Anthropic, the company behind the Claude model, is exploring custom silicon. Reports indicate it has entered discussions with Samsung to develop a chip tailored for inference and training of its large language models (LLMs). The news – surfacing about a week after OpenAI announced its own custom chip partnership with Broadcom – marks another step in the race for hardware independence in the AI industry.

NVIDIA’s GPU dominance has been nearly absolute for years. But soaring costs, strained supply chains, and the need to optimize architectures for specific workloads are pushing major players to seek alternatives. Google with its TPUs, Amazon with Trainium, Microsoft with Maia: each is investing in internally designed silicon, betting that efficiency depends on hardware control. Anthropic, now backed by billions in investment, is no exception.

A custom chip would allow the company to calibrate every aspect of the architecture – core count, memory bandwidth, compute precision – to the needs of Claude models. This means lower inference latency, higher throughput, and potentially reduced energy consumption. But perhaps the most relevant aspect for on-premise deployments is control: a proprietary accelerator can be integrated into servers that reside physically in an organization’s data center, free from cloud provider licensing or dependencies. In scenarios where data sovereignty and regulatory compliance (such as GDPR) are paramount, relying on independent hardware becomes a competitive factor.

It remains unclear whether the collaboration with Samsung will target a chip for training, inference, or both. No details have emerged about the manufacturing node, architecture, or timelines. However, the choice of a partner like Samsung – which has proven experience in AI chip production and an advanced foundry – indicates a different path from OpenAI, which with Broadcom focuses on a specialized neural network design without directly entering manufacturing.

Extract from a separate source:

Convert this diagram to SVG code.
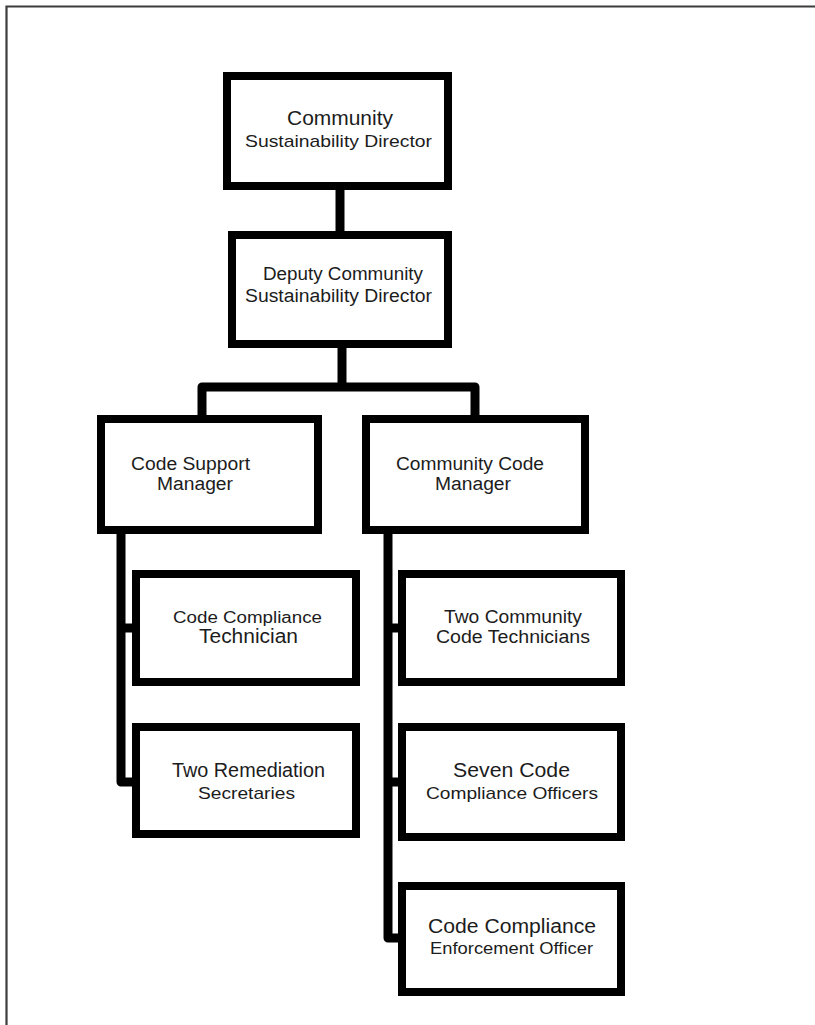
<svg xmlns="http://www.w3.org/2000/svg" width="815" height="1025" viewBox="0 0 815 1025">
  <style>
    .box { fill: #ffffff; stroke: #000000; stroke-width: 8; }
    .wire { fill: none; stroke: #000000; stroke-width: 9; stroke-linejoin: round; }
    .frame { fill: none; stroke: #3c3c3c; stroke-width: 2.2; }
    text { font-family: "Liberation Sans", Arial, sans-serif; fill: #1c1c1c; text-anchor: middle; }
  </style>
  <rect width="815" height="1025" fill="#ffffff"/>
  <!-- page frame -->
  <path class="frame" d="M6.5,1025 V6.5 H815"/>

  <!-- connectors -->
  <g id="connectors">
    <path class="wire" d="M340,188 V233"/>
    <path class="wire" d="M342,346 V387"/>
    <path class="wire" d="M202,417 V387 H475 V417"/>
    <path class="wire" d="M121,532 V782 H134"/>
    <path class="wire" d="M121,628 H134"/>
    <path class="wire" d="M388,532 V938 H400"/>
    <path class="wire" d="M388,628 H400"/>
    <path class="wire" d="M388,782 H400"/>
  </g>

  <!-- director -->
  <g id="director">
    <rect class="box" x="227" y="76" width="221" height="110"/>
    <text x="340" y="125" font-size="20" textLength="106" lengthAdjust="spacingAndGlyphs">Community</text>
    <text x="338.5" y="147" font-size="17" textLength="187" lengthAdjust="spacingAndGlyphs">Sustainability Director</text>
  </g>

  <!-- deputy director -->
  <g id="deputy-director">
    <rect class="box" x="232" y="235" width="216" height="109"/>
    <text x="343" y="280" font-size="18" textLength="160" lengthAdjust="spacingAndGlyphs">Deputy Community</text>
    <text x="338.5" y="302" font-size="18" textLength="187" lengthAdjust="spacingAndGlyphs">Sustainability Director</text>
  </g>

  <!-- code support manager -->
  <g id="code-support-manager">
    <rect class="box" x="101" y="419" width="217" height="111"/>
    <text x="190.5" y="470" font-size="18" textLength="119" lengthAdjust="spacingAndGlyphs">Code Support</text>
    <text x="195" y="490" font-size="18" textLength="76" lengthAdjust="spacingAndGlyphs">Manager</text>
  </g>

  <!-- community code manager -->
  <g id="community-code-manager">
    <rect class="box" x="366" y="419" width="219" height="111"/>
    <text x="470" y="470" font-size="18" textLength="148" lengthAdjust="spacingAndGlyphs">Community Code</text>
    <text x="473" y="490" font-size="18" textLength="76" lengthAdjust="spacingAndGlyphs">Manager</text>
  </g>

  <!-- code compliance technician -->
  <g id="code-compliance-technician">
    <rect class="box" x="136" y="574" width="220" height="108"/>
    <text x="247.5" y="623" font-size="16" textLength="149" lengthAdjust="spacingAndGlyphs">Code Compliance</text>
    <text x="248.5" y="643" font-size="20" textLength="99" lengthAdjust="spacingAndGlyphs">Technician</text>
  </g>

  <!-- remediation secretaries -->
  <g id="remediation-secretaries">
    <rect class="box" x="136" y="727" width="220" height="107"/>
    <text x="248.5" y="777" font-size="20" textLength="153" lengthAdjust="spacingAndGlyphs">Two Remediation</text>
    <text x="246.5" y="799" font-size="17" textLength="97" lengthAdjust="spacingAndGlyphs">Secretaries</text>
  </g>

  <!-- community code technicians -->
  <g id="community-code-technicians">
    <rect class="box" x="402" y="574" width="219" height="108"/>
    <text x="513" y="623" font-size="18" textLength="138" lengthAdjust="spacingAndGlyphs">Two Community</text>
    <text x="513" y="643" font-size="18" textLength="154" lengthAdjust="spacingAndGlyphs">Code Technicians</text>
  </g>

  <!-- code compliance officers -->
  <g id="code-compliance-officers">
    <rect class="box" x="402" y="727" width="219" height="110"/>
    <text x="511.5" y="777" font-size="20" textLength="117" lengthAdjust="spacingAndGlyphs">Seven Code</text>
    <text x="512" y="799" font-size="17" textLength="172" lengthAdjust="spacingAndGlyphs">Compliance Officers</text>
  </g>

  <!-- enforcement officer -->
  <g id="enforcement-officer">
    <rect class="box" x="402" y="886" width="219" height="106"/>
    <text x="512" y="933" font-size="20" textLength="168" lengthAdjust="spacingAndGlyphs">Code Compliance</text>
    <text x="511.5" y="954" font-size="17" textLength="163" lengthAdjust="spacingAndGlyphs">Enforcement Officer</text>
  </g>
</svg>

For enterprises evaluating local stacks, this fragmentation of the hardware market presents both opportunity and complexity. On one hand, chips optimized for specific models could make on-premise deployments economically viable that today require prohibitive investment. On the other, the proliferation of proprietary platforms threatens to complicate standardization and software portability. Those designing LLM infrastructure will need to navigate an increasingly diverse ecosystem where compatibility among frameworks, libraries, and accelerators is not a given.

AI-RADAR tracks these developments closely, aware that the AI game also hinges on the ability to choose the right hardware for each operational context.